WHAT YOU SHOULD DO:
Reproduce this listing in full.

GIVEN INFORMATION:
────

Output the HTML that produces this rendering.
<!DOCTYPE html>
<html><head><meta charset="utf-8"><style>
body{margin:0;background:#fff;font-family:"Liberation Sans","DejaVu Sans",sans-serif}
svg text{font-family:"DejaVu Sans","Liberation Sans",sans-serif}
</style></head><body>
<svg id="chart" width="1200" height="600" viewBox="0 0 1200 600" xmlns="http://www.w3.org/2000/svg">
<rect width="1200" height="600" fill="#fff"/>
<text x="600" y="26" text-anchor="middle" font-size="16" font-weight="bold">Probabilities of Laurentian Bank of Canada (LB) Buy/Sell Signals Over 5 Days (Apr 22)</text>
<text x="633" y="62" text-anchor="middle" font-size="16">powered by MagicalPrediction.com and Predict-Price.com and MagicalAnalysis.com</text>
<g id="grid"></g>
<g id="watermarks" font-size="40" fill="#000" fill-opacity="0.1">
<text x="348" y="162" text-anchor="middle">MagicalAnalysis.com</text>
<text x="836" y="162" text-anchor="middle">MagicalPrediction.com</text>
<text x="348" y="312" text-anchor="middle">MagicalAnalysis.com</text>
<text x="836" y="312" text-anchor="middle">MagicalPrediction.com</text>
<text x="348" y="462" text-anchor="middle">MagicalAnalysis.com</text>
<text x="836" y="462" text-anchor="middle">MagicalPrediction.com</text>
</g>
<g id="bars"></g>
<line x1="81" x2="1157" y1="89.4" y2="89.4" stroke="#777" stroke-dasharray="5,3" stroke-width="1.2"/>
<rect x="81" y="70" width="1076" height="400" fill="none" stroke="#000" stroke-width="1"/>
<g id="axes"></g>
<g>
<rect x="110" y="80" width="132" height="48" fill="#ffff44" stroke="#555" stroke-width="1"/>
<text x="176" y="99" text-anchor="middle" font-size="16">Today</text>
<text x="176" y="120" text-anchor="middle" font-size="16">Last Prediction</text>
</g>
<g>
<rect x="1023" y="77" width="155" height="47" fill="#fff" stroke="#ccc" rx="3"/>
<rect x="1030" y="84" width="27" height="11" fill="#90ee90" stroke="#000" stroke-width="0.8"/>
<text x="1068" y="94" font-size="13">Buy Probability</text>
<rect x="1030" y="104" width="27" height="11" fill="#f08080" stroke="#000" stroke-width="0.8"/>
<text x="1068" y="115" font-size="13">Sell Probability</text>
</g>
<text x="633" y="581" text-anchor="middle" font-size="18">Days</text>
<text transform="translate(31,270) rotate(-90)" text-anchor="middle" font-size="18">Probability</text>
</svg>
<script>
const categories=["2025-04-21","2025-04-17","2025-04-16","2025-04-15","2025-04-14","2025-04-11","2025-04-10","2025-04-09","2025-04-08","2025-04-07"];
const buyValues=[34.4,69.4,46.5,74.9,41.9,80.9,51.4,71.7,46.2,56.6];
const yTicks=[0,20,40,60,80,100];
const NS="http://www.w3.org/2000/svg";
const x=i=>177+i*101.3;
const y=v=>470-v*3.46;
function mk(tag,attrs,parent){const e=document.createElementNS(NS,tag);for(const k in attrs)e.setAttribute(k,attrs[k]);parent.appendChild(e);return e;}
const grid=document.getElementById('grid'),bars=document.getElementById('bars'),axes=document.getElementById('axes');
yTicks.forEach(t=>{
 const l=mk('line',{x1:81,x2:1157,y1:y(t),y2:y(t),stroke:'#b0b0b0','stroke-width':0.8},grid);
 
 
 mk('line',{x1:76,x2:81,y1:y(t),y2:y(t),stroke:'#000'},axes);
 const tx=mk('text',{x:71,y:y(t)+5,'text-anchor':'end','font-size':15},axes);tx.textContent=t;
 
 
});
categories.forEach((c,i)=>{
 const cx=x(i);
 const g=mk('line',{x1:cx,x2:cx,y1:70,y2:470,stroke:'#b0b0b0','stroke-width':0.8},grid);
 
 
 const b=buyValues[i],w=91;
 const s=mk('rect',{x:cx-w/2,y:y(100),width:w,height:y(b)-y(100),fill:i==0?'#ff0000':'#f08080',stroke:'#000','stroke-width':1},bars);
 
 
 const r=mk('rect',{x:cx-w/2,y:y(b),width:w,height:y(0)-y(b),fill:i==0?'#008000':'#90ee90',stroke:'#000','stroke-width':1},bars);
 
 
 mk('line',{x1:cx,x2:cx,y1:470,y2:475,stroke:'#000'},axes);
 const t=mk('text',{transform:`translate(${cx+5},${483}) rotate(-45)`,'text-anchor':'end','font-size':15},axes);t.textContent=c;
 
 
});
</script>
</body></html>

────

TASK RESPONSE:
Output the HTML that produces this rendering.
<!DOCTYPE html>
<html><head><meta charset="utf-8"><style>
body{margin:0;background:#fff;font-family:"Liberation Sans","DejaVu Sans",sans-serif}
svg text{font-family:"DejaVu Sans","Liberation Sans",sans-serif}
</style></head><body>
<svg id="chart" width="1200" height="600" viewBox="0 0 1200 600" xmlns="http://www.w3.org/2000/svg">
<rect width="1200" height="600" fill="#fff"/>
<text x="600" y="26" text-anchor="middle" font-size="16" font-weight="bold">Probabilities of Laurentian Bank of Canada (LB) Buy/Sell Signals Over 5 Days (Apr 22)</text>
<text x="633" y="62" text-anchor="middle" font-size="16">powered by MagicalPrediction.com and Predict-Price.com and MagicalAnalysis.com</text>
<g id="grid"></g>
<g id="watermarks" font-size="40" fill="#000" fill-opacity="0.1">
<text x="348" y="162" text-anchor="middle">MagicalAnalysis.com</text>
<text x="836" y="162" text-anchor="middle">MagicalPrediction.com</text>
<text x="348" y="312" text-anchor="middle">MagicalAnalysis.com</text>
<text x="836" y="312" text-anchor="middle">MagicalPrediction.com</text>
<text x="348" y="462" text-anchor="middle">MagicalAnalysis.com</text>
<text x="836" y="462" text-anchor="middle">MagicalPrediction.com</text>
</g>
<g id="bars"></g>
<line x1="81" x2="1157" y1="89.4" y2="89.4" stroke="#777" stroke-dasharray="5,3" stroke-width="1.2"/>
<rect x="81" y="70" width="1076" height="400" fill="none" stroke="#000" stroke-width="1"/>
<g id="axes"></g>
<g>
<rect x="110" y="80" width="132" height="48" fill="#ffff44" stroke="#555" stroke-width="1"/>
<text x="176" y="99" text-anchor="middle" font-size="16">Today</text>
<text x="176" y="120" text-anchor="middle" font-size="16">Last Prediction</text>
</g>
<g>
<rect x="1023" y="77" width="155" height="47" fill="#fff" stroke="#ccc" rx="3"/>
<rect x="1030" y="84" width="27" height="11" fill="#90ee90" stroke="#000" stroke-width="0.8"/>
<text x="1068" y="94" font-size="13">Buy Probability</text>
<rect x="1030" y="104" width="27" height="11" fill="#f08080" stroke="#000" stroke-width="0.8"/>
<text x="1068" y="115" font-size="13">Sell Probability</text>
</g>
<text x="633" y="581" text-anchor="middle" font-size="18">Days</text>
<text transform="translate(31,270) rotate(-90)" text-anchor="middle" font-size="18">Probability</text>
</svg>
<script>
const categories=["2025-04-21","2025-04-17","2025-04-16","2025-04-15","2025-04-14","2025-04-11","2025-04-10","2025-04-09","2025-04-08","2025-04-07"];
const buyValues=[34.4,69.4,46.5,74.9,41.9,80.9,51.4,71.7,46.2,56.6];
const yTicks=[0,20,40,60,80,100];
const NS="http://www.w3.org/2000/svg";
const x=i=>177+i*101.3;
const y=v=>470-v*3.46;
function mk(tag,attrs,parent){const e=document.createElementNS(NS,tag);for(const k in attrs)e.setAttribute(k,attrs[k]);parent.appendChild(e);return e;}
const grid=document.getElementById('grid'),bars=document.getElementById('bars'),axes=document.getElementById('axes');
yTicks.forEach(t=>{
 const l=mk('line',{x1:81,x2:1157,y1:y(t),y2:y(t),stroke:'#b0b0b0','stroke-width':0.8},grid);
 
 
 mk('line',{x1:76,x2:81,y1:y(t),y2:y(t),stroke:'#000'},axes);
 const tx=mk('text',{x:71,y:y(t)+5,'text-anchor':'end','font-size':15},axes);tx.textContent=t;
 
 
});
categories.forEach((c,i)=>{
 const cx=x(i);
 const g=mk('line',{x1:cx,x2:cx,y1:70,y2:470,stroke:'#b0b0b0','stroke-width':0.8},grid);
 
 
 const b=buyValues[i],w=91;
 const s=mk('rect',{x:cx-w/2,y:y(100),width:w,height:y(b)-y(100),fill:i==0?'#ff0000':'#f08080',stroke:'#000','stroke-width':1},bars);
 
 
 const r=mk('rect',{x:cx-w/2,y:y(b),width:w,height:y(0)-y(b),fill:i==0?'#008000':'#90ee90',stroke:'#000','stroke-width':1},bars);
 
 
 mk('line',{x1:cx,x2:cx,y1:470,y2:475,stroke:'#000'},axes);
 const t=mk('text',{transform:`translate(${cx+5},${483}) rotate(-45)`,'text-anchor':'end','font-size':15},axes);t.textContent=c;
 
 
});
</script>
</body></html>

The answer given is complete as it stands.